Heavy Rain: Good times are subtly reflected through nice weather and better fashion choices

Despite the breakthroughs made in motion capture and photorealism, Heavy Rain’s greatest achievement is arguably making you empathise with a man wearing combat pants. Clearly, Ethan Mars is a man in emotional turmoil.

Heavy Rain subscribes to the early idea that journalists can afford huge loft apartments, that nightclubs are filled with good looking people having a great time, that cops will break the rules to get the job done and that good looking women must strip off; it’s essentially the greatest film that Joe Esztherhas never wrote. And while there have been countless simliar experiences clogging up the bottom shelves of video shops (ask your dad) for years, as a videogame it feels fresh and unique.

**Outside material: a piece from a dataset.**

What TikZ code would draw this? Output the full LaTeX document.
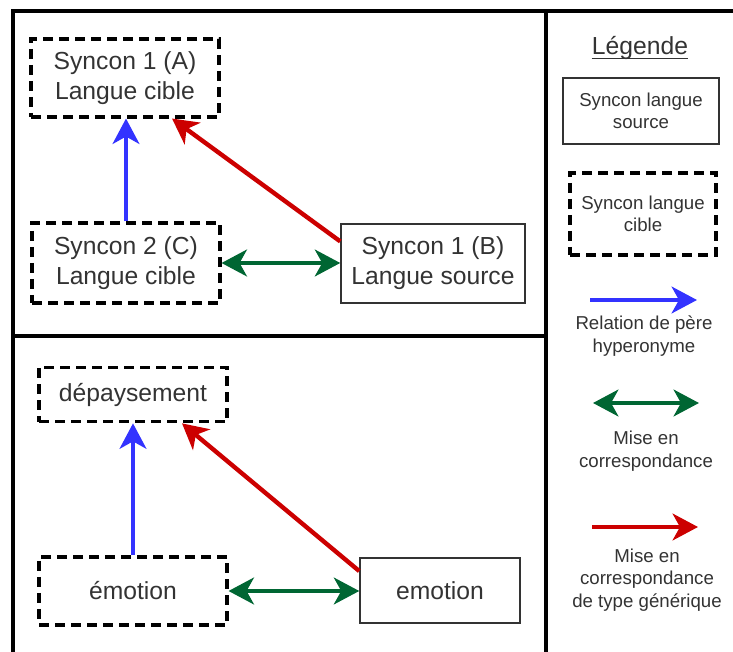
\documentclass[tikz,border=0pt]{standalone}
\usepackage{fontspec}
\setmainfont{Liberation Sans}
\usetikzlibrary{arrows.meta,calc}
\definecolor{txt}{HTML}{333333}
\definecolor{ablue}{HTML}{3333FF}
\definecolor{agreen}{HTML}{006633}
\definecolor{ared}{HTML}{CC0000}
\tikzset{
  bigtext/.style={font=\fontsize{18.5}{22.5}\selectfont, text=txt, align=center},
  smalltext/.style={font=\fontsize{14}{16.8}\selectfont, text=txt, align=center},
  srcbox/.style={draw=black!80, line width=1.1pt, rectangle, inner sep=0pt},
  tgtbox/.style={draw=black, line width=2.3pt, dash pattern=on 7.5pt off 4.5pt, rectangle, inner sep=0pt},
  frame/.style={draw=black, line width=2.3pt},
  rel/.style={line width=3.3pt, -{Stealth[length=19pt, width=20pt, inset=5.5pt]}},
  relboth/.style={line width=3.3pt, {Stealth[length=19pt, width=20pt, inset=5.5pt]}-{Stealth[length=19pt, width=20pt, inset=5.5pt]}},
}
\begin{document}
\begin{tikzpicture}[x=0.75pt,y=-0.75pt]
\useasboundingbox (0,0) rectangle (733,652);
% frame
\draw[frame] (13,652) -- (13,11) -- (733,11);
\draw[frame] (546,11) -- (546,652);
\draw[frame] (13,336) -- (546,336);

% top panel
\node[tgtbox, bigtext, minimum width=141pt, minimum height=58.5pt] (A) at (125,78) {Syncon 1 (A)\\Langue cible};
\node[tgtbox, bigtext, minimum width=141pt, minimum height=60pt] (C) at (126,263) {Syncon 2 (C)\\Langue cible};
\node[srcbox, bigtext, minimum width=138pt, minimum height=59pt] (B) at (433,263.5) {Syncon 1 (B)\\Langue source};

\draw[rel, ablue] (C.north) -- (C.north |- A.south);
\draw[rel, ared] ($(B.north west)+(0,18)$) -- ($(A.south)+(47,0)$);
\draw[relboth, agreen] (C.east) -- (C.east -| B.west);

% bottom panel
\node[tgtbox, bigtext, minimum width=141pt, minimum height=41pt] (D) at (133,394.5) {dépaysement};
\node[tgtbox, bigtext, minimum width=141pt, minimum height=51pt] (E) at (133,591) {émotion};
\node[srcbox, bigtext, minimum width=120pt, minimum height=49pt] (F) at (440,590.5) {emotion};

\draw[rel, ablue] (E.north) -- (E.north |- D.south);
\draw[rel, ared] ($(F.north west)+(0,14)$) -- ($(D.south)+(49,0)$);
\draw[relboth, agreen] (E.east) -- (E.east -| F.west);

% legend
\node[bigtext, inner sep=0pt] (leg) at (640,48) {Légende};
\draw[txt, line width=0.8pt] ($(leg.base west)+(0,4)$) -- ($(leg.base east)+(0,4)$);
\node[srcbox, smalltext, minimum width=117pt, minimum height=49.5pt] (ls) at (641,111) {Syncon langue\\source};
\node[tgtbox, smalltext, minimum width=109.5pt, minimum height=61.5pt] (lt) at (643,214) {Syncon langue\\cible};

\coordinate (b1) at (590,300);
\coordinate (b2) at (697,300);
\draw[rel, ablue] (b1) -- (b2);
\node[smalltext] (lb) at (644,336) {Relation de père\\hyperonyme};

\coordinate (g1) at (593,403);
\coordinate (g2) at (699,403);
\draw[relboth, agreen] (g1) -- (g2);
\node[smalltext] (lg) at (646,451) {Mise en\\correspondance};

\coordinate (r1) at (592,527);
\coordinate (r2) at (698,527);
\draw[rel, ared] (r1) -- (r2);
\node[smalltext] (lr) at (647,580) {Mise en\\correspondance\\de type générique};
\end{tikzpicture}
\end{document}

It’s not just Michael Douglas’ choice to shoot the wrong person then have a soft focus sex scene; now it’s yours too. Hurray!

Holding a button down to move your character gives you the same feeling of acceleration that you would experience in a driving game. Though in this case you’re driving an overweight, asthmatic detective down the narrow corridors of the kind of dingy motel that Craig Charles might avoid for sanitary reasons. But it kind of works -the only real issue is that you’re not always aware of what the results will be of the vague on-screen prompts, so you’re often left curiously pawing at the actions like a chimp on a dance-mat.

One scene saw my protagonist trapped in a car filling up with water. Next to them lay an unconscious passenger. I was putty in the director’s hand, my choice, a classic emotive dilemma: do I move the thumb-stick directly to the right or follow a more laboured but pleasing semi-circular path? After what seemed like an age of searching my soul for a solution to this moral quandary, I pushed it to the right. My character hoofed the windscreen out and legged it. It turns out the semi-circular loop would have saved my passenger. Oooops.

But these are just minor flaws in what is otherwise a satisfying and immensely engaging experience. And despite whatever plot-holes might exist, the branching narrative must have been a bitch to write, especially as the creator’s French and so probably had to research what Americans breathe instead of Gitane smoke, and how they keep warm without berets and scarves made of onions and that.

To be honest I never really noticed any plot-holes, probably because my brain activity dips to subsistence level when I’m playing and I need to leave myself visual prompts to remember to breathe. In fact, I can barely remember what happened in Heavy Rain in general, despite the totally depressing ending, which, when you consider that every action you make cuts out a whole heap of other scenes, is probably reason enough to play through it again.